Recently, I took part in a conference call which is part of our leaders and managers course for major gifts. It gave me such hope, because the leaders that are taking this course are doing it because they want to learn about major gifts – and even more importantly, they want to lead their non-profits to be supportive of the major gift team.

But sadly, they are in the minority of non-profit leaders.

Unfortunately, when it comes to being supportive of fundraising (and major gifts in particular), Richard and I are not seeing the vision, support, and passion needed in non-profit leaders for the whole thing to succeed.

Leaders… you are NOT leading.

Believe us. Richard, our team and I have been in countless meetings with major gift officers and leaders. When the leader leaves the conference room, the truth starts spilling out. Here is what it sounds like:

“Our executive director will not meet with donors when we ask her to. She makes up all kinds of excuses NOT to meet with them.”

“We’ve been pleading with our CEO to help us by hiring an assistant for our team, but we’re stuck in the office with all this paperwork.”

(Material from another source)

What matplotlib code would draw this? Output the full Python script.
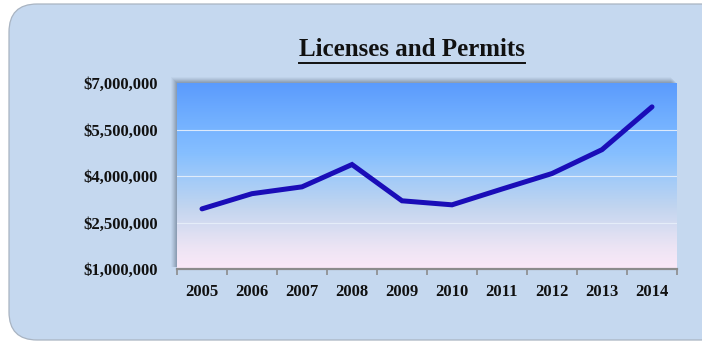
import matplotlib
matplotlib.use("Agg")
import matplotlib.pyplot as plt
import numpy as np
from matplotlib.colors import LinearSegmentedColormap
from matplotlib.patches import FancyBboxPatch, Rectangle
from matplotlib.ticker import FuncFormatter, FixedLocator

years = ["2005", "2006", "2007", "2008", "2009", "2010", "2011", "2012", "2013", "2014"]
revenue = [2940000, 3430000, 3650000, 4370000, 3200000, 3070000, 3580000, 4080000, 4850000, 6230000]
y_ticks = [1000000, 2500000, 4000000, 5500000, 7000000]

FONT = ["Liberation Serif", "DejaVu Serif"]
BG = "#c5d8ef"

fig = plt.figure(figsize=(7.02, 3.41), dpi=100)
fig.patch.set_facecolor("white")

# rounded light-blue panel, running off the right edge
panel = FancyBboxPatch((9 / 702, 1 / 341), 720 / 702, 336 / 341,
                       boxstyle="round,pad=0,rounding_size=0.04",
                       transform=fig.transFigure, facecolor=BG,
                       edgecolor="#a9b4c2", linewidth=0.9, zorder=0,
                       mutation_aspect=702 / 341)
fig.patches.append(panel)

left, bottom, width, height = 177 / 702, 72 / 341, 500 / 702, 186 / 341

# soft drop shadow on the top/left of the plot area
for i, a in enumerate([0.10, 0.10, 0.09, 0.08, 0.06, 0.04]):
    off = (i + 1) / 702
    offy = (i + 1) / 341
    fig.patches.append(Rectangle((left - off, bottom + 2 / 341), width, height + offy - 2 / 341,
                                 transform=fig.transFigure, facecolor="#3a4a5c",
                                 alpha=a, edgecolor="none", zorder=0.5))

ax = fig.add_axes([left, bottom, width, height], zorder=2)

# vertical gradient fill of the plot area
cmap = LinearSegmentedColormap.from_list(
    "sky", [(0.0, "#fbe9f8"), (0.12, "#ece4f4"), (0.33, "#c2d5ef"),
            (0.48, "#a3cbf8"), (0.62, "#86bfff"), (0.80, "#72b0ff"), (1.0, "#5b9bfd")])
grad = np.linspace(0, 1, 256).reshape(-1, 1)
ax.imshow(grad, cmap=cmap, aspect="auto", origin="lower",
          extent=[0, 1, 0, 1], transform=ax.transAxes, zorder=0)

x = np.arange(len(years))
ax.set_xlim(-0.5, len(years) - 0.5)
ax.set_ylim(y_ticks[0], y_ticks[-1])

for v in y_ticks[1:-1]:
    ax.axhline(v, color="#e8f0fb", linewidth=0.8, alpha=0.9, zorder=1)

ax.plot(x, revenue, color="#1a0db8", linewidth=3.6, solid_capstyle="round",
        solid_joinstyle="miter", zorder=3)

for s in ["top", "right", "left"]:
    ax.spines[s].set_visible(False)
ax.spines["bottom"].set_color("#8c8c8c")
ax.spines["bottom"].set_linewidth(1.6)

ax.yaxis.set_major_locator(FixedLocator(y_ticks))
ax.yaxis.set_major_formatter(FuncFormatter(lambda v, p: f"${v:,.0f}"))
ax.tick_params(axis="y", length=0, pad=14)

ax.set_xticks(x)
ax.set_xticklabels(years)
ax.set_xticks(np.arange(-0.5, len(years)), minor=True)
ax.tick_params(axis="x", which="major", length=0, pad=11)
ax.tick_params(axis="x", which="minor", length=4, width=1.2, color="#8c8c8c")

for lbl in ax.get_xticklabels() + ax.get_yticklabels():
    lbl.set_family(FONT)
    lbl.set_fontweight("bold")
    lbl.set_fontsize(12)
    lbl.set_color("#111111")

title = fig.text(412 / 702, 1 - 50 / 341, "Licenses and Permits", ha="center", va="center",
                 family=FONT, fontweight="bold", fontsize=18, color="#111111")

# underline beneath the title
fig.canvas.draw()
bb = title.get_window_extent()
fig.add_artist(plt.Line2D([bb.x0 / 702, bb.x1 / 702], [(bb.y0 - 1) / 341] * 2,
                          transform=fig.transFigure, color="#111111", linewidth=1.4))

fig.savefig("out.png", dpi=100, facecolor=fig.get_facecolor())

“Our executive director hates fundraising. She loves the revenue it generates, but she never talks about what our team is doing in the organization at our staff meetings.”

“There is no accountability with program. Our donors are asking to show them impact, and we cannot get it because there’s no pressure or understanding from leadership that it’s important.”

“I don’t know where we are going. I get pressured from my CEO all the time, asking me where the million-dollar gifts are. He doesn’t understand that we need a multi-million-dollar vision to get that kind of gift.”

Now, there are a whole host of reasons non-profit leaders are not actually leading when it comes to fundraising and major gifts in particular. (You can read about that here and here.) But as a leader, I’d like to suggest how you can support your major gift team and inspire your donors at the same time.

  1. Say YES to your major gift officer when you’re asked to meet with donors.
  2. Support and cast a vision for your organization to adopt a culture of philanthropy.
  3. Understand that a good major gift and planned giving program will generate the most NET revenue for your organization (best ROI), and you need to invest in it.
  4. Have the patience to let it grow. It doesn’t happen overnight.
  5. Support your major gift team by providing administrative support, allowing them to work outside the office and reducing their mandatory meetings. Let them be in front of donors.
  6. Demand accountability of your major gift team. Make sure they have individual donor revenue goals that are cash-flowed, and that they have strategic plans. Make sure their manager is meeting with them on a consistent basis to provide focus, strategy, and encouragement.
  7. Communicate your vision to the staff.
  8. Make it policy that program has to report on impact with facts, figures, and stories to support fundraising efforts.
  9. Provide your major gift team an ongoing list of all your projects and programs that make up your budget (including overhead) so they can turn them into dynamic offers to inspire their donors.
  10. Thank, thank and thank your donors again and again by meeting with them, calling them and sending personal notes.
  11. Allow yourself to be “managed up” from your major gift team, to help you manage a small caseload of your top donors.
  12. Provide ongoing training to your major gift staff. Show appreciation for hard work by allowing days off when they work nights and weekends.
  13. Pay great major gift officers well, knowing they are generating the net revenue for your programs. And don’t adhere to an HR policy that forces a good MGO to be a manager if they want higher pay.
  14. Get to a place in your head and heart where you understand that donors are actually part of your mission. They want to give, and asking them to invest in your cause brings them joy. From that place is where you act and make decisions about supporting your team.

If you can embrace these supportive ways to lead your fundraising team, you will see a major difference in how your team performs, acts and increases revenue for your organization. (Tweet it!) If you are NOT yet leading this way, you can start now. Your staff and donors are waiting and relying on you to do it.